Iván Vázquez

Personal information
- Full name: Iván Vázquez Rodríguez
- Date of birth: 28 July 1988 (age 38)
- Place of birth: Santiago de Compostela, Spain

Team information
- Current team: Olimpia (youth)

Managerial career
- Years: Team
- 2010–2013: Compostela (youth)
- 2013–2015: Cacheiras
- 2015–2018: Deportivo La Coruña (youth)
- 2018: Racing Ferrol (youth)
- 2019–2021: Independiente del Valle (youth)
- 2021: Atlético Santo Domingo [es]
- 2022: Técnico Universitario
- 2023–: Olimpia (youth)

= Iván Vázquez (football manager) =

Spanish football manager

Iván Vázquez Rodríguez (born 28 July 1988) is a Spanish football manager, currently in charge of Paraguayan club Olimpia's youth categories.

==Career==
Born in Santiago de Compostela, A Coruña, Galicia, Vázquez began his career with hometown side SD Compostela, as a youth manager and youth coordinator, and was also a first team manager at lowly locals SD Cacheiras. In 2015, he moved to Deportivo de La Coruña, as a coordinator of the Technification area and also a youth manager.

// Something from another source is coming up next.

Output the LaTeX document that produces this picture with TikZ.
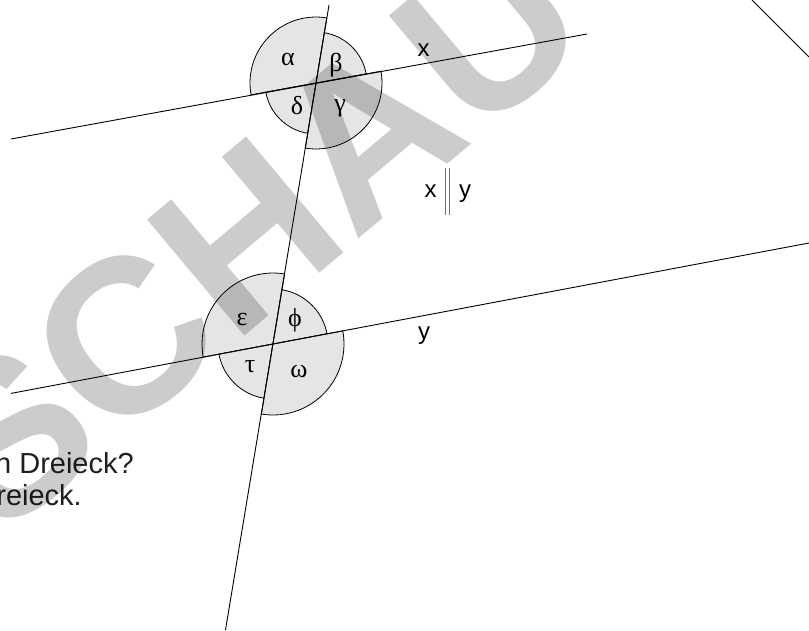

On 31 July 2018, Vázquez was named manager of the Cadete side of Racing de Ferrol. He left the side on 21 December, and moved abroad on 1 February 2019, after being named manager of the under-16 side of Ecuadorian side Independiente del Valle.

Vázquez was in charge of del Valle's under-20 side which won the 2020 U-20 Copa Libertadores, and left the side in April 2021 to take over Serie B side Atlético Santo Domingo. He left the latter club on 20 October, after avoiding relegation.

On 7 June 2022, Vázquez replaced Juan Urquiza at the helm of Serie A side Técnico Universitario. On 13 August, however, he was removed from the role.